Containing thousands of human bones arranged in various shapes, including a chandelier and coat of arms, an ossuary outside the Central Bohemian town of Kutná Hora is perhaps the Czech Republic’s most ghoulish tourist attraction. However, the “bone church” now faces extensive repair work – raising worries over how to reassemble some formations afterwards.

Photo: CTK
Every year the ossuary in the basement of a Roman Catholic church in Sedlec on the outskirts of Kutná Hora draws upwards of quarter of a million tourists from around the world.

It is a macabre spot, housing the bones of an estimated 40,000 to 70,000 people who died during the mid-14th century Black Death and the Hussite Wars almost 100 years later.

The bones are arranged into all kinds of formations, from the crest of the local aristocratic rulers the Schwarzenbergs to the signature of woodcarver František Rint, who the family hired to create the eerie designs in the 1870s.

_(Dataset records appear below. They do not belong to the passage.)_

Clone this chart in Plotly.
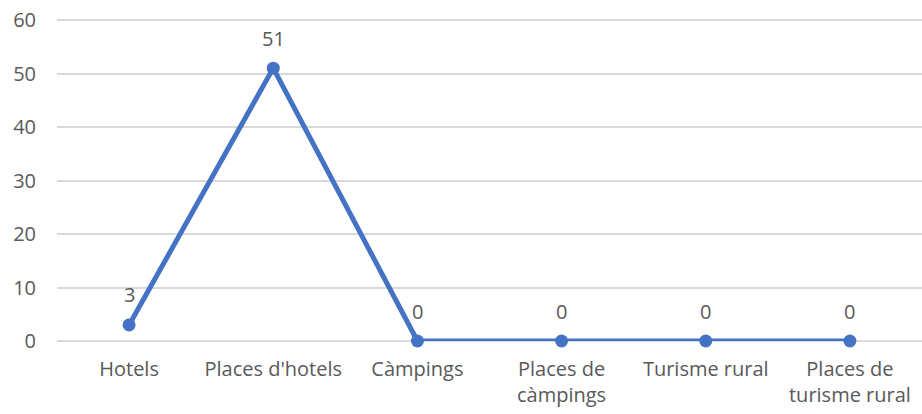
import plotly.graph_objects as go

categories = ["Hotels", "Places d'hotels", "Càmpings", "Places de<br>càmpings", "Turisme rural", "Places de<br>turisme rural"]
values = [3, 51, 0, 0, 0, 0]
y_ticks = [0, 10, 20, 30, 40, 50, 60]

font_family = "Open Sans, Noto Sans, Liberation Sans, sans-serif"
gray = "#595959"
fs = 20

fig = go.Figure()
fig.add_trace(go.Scatter(
    x=categories, y=values, mode="lines+markers",
    line=dict(color="#4472C4", width=5),
    marker=dict(color="#4472C4", size=13),
    hoverinfo="skip", showlegend=False, cliponaxis=False,
))
for c, v in zip(categories, values):
    fig.add_annotation(x=c, y=v, text=str(v), showarrow=False, yshift=30,
                       font=dict(family=font_family, size=fs, color=gray))

fig.update_layout(
    width=922, height=414,
    margin=dict(l=57, r=0, t=17, b=73),
    paper_bgcolor="white", plot_bgcolor="white",
    font=dict(family=font_family, size=fs, color=gray),
)
fig.update_xaxes(
    type="category", range=[-0.5, 5.5], showgrid=False, zeroline=False,
    showline=False, ticks="", ticklabelstandoff=14, automargin=False,
    tickfont=dict(family=font_family, size=fs, color=gray),
)
fig.update_yaxes(
    range=[0, 60.56], tickvals=y_ticks, showgrid=True, gridcolor="#D9D9D9",
    gridwidth=1.5, zeroline=True, zerolinecolor="#D9D9D9", zerolinewidth=1.5,
    showline=False, ticks="", ticklabelstandoff=20, automargin=False,
    tickfont=dict(family=font_family, size=fs, color=gray),
)
fig.write_html("out.html", config={"displayModeBar": False},
               post_script="document.body.style.margin='0';document.body.style.overflow='hidden';")
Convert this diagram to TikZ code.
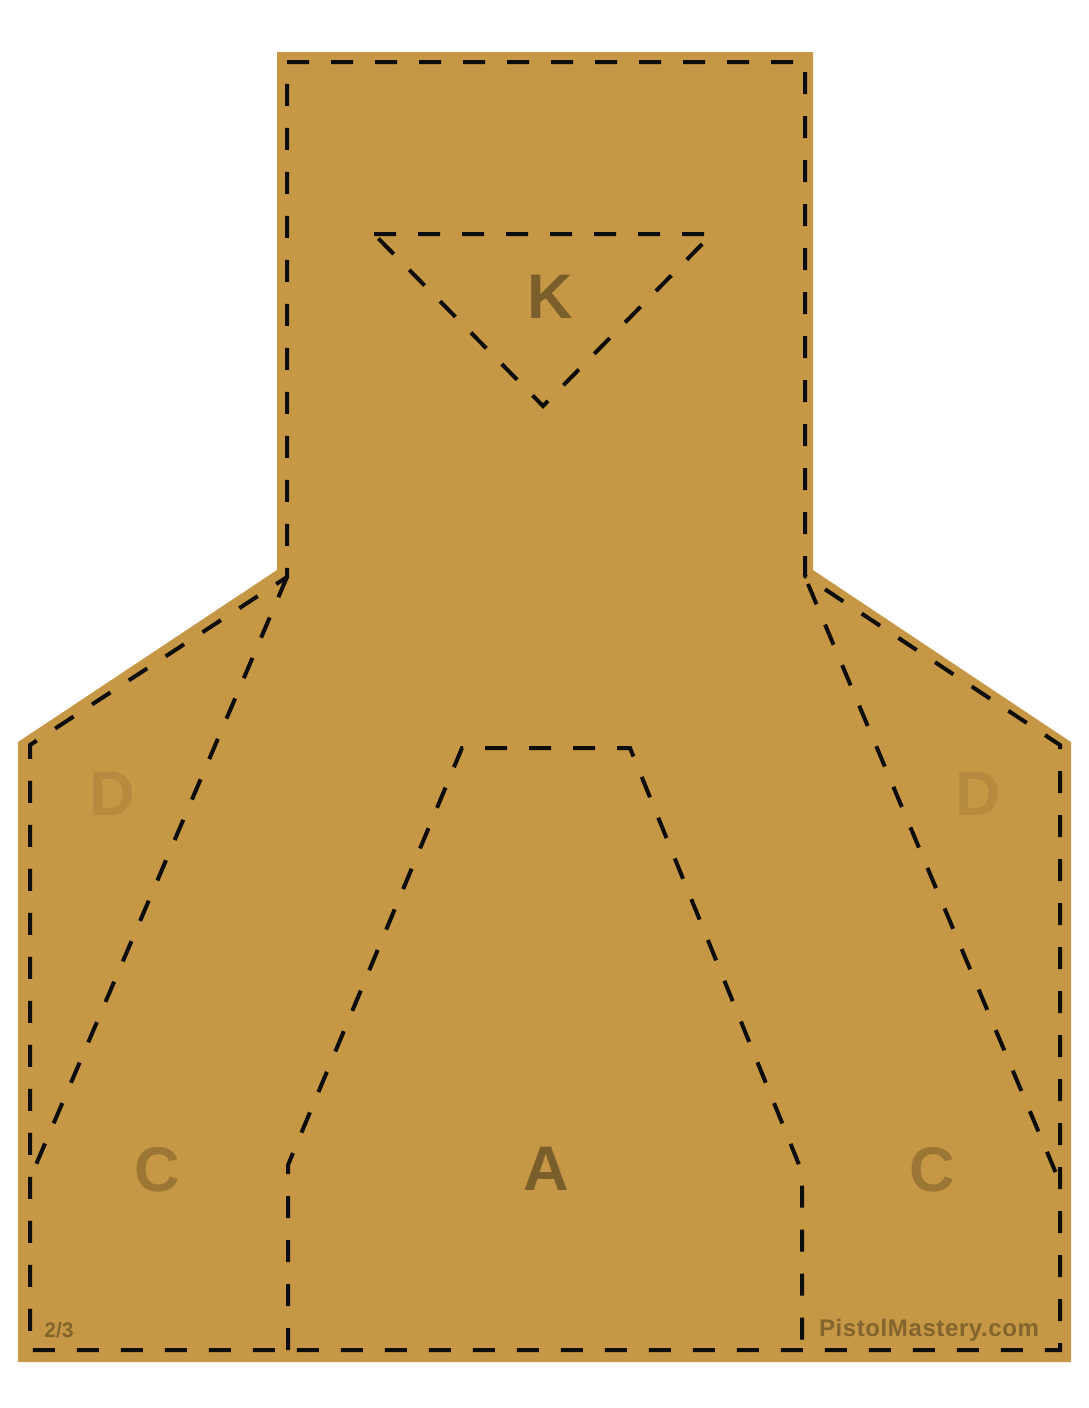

Today the Sedlec “bone church” is suffering from structural faults and, administrators say, requires extensive repairs. The first phase, focused on the roof and its frame, will get underway in July.

Photo: CTK
A subsequent stage will be more complicated. The biggest structures in the basement, four bell-shaped mounds of bones, have to be temporarily removed as they are adjacent to supporting columns in need of repair.

Sedlec parish representative Petr Blažek describes what will happen.

“We have to take those pyramids apart completely, one after the other, and to document, layer by layer, how the pyramids are composed. We will then respectfully remove the bones and repair those spaces, safeguarding the columns structurally, plastering the walls and implementing measures against rising damp, and so on. Then we will return the bones, layer by layer, to the form they are in today.”

Unsurprisingly, there are concerns that reassembling the large mounds of bones in their original shape could prove a huge challenge.

Photo: CTK
“At this moment we actually don’t know what is holding the bones together in those pyramids, if there is a supporting system holding them together – we just don’t know. So that makes it more complicated for us. We do have concerns. But we believe that it is necessary to undertake these repairs. If we didn’t, it wouldn’t be long before nothing remained of this important historical landmark. It would fall into ever greater disrepair.”

The good news for would-be visitors is that the Sedlec ossuary will remain open when the repair work is going on in the next couple of years.

Mr. Blažek says visitors will be able to view the complicated process, though some parts will be temporarily off-limits for safety reasons.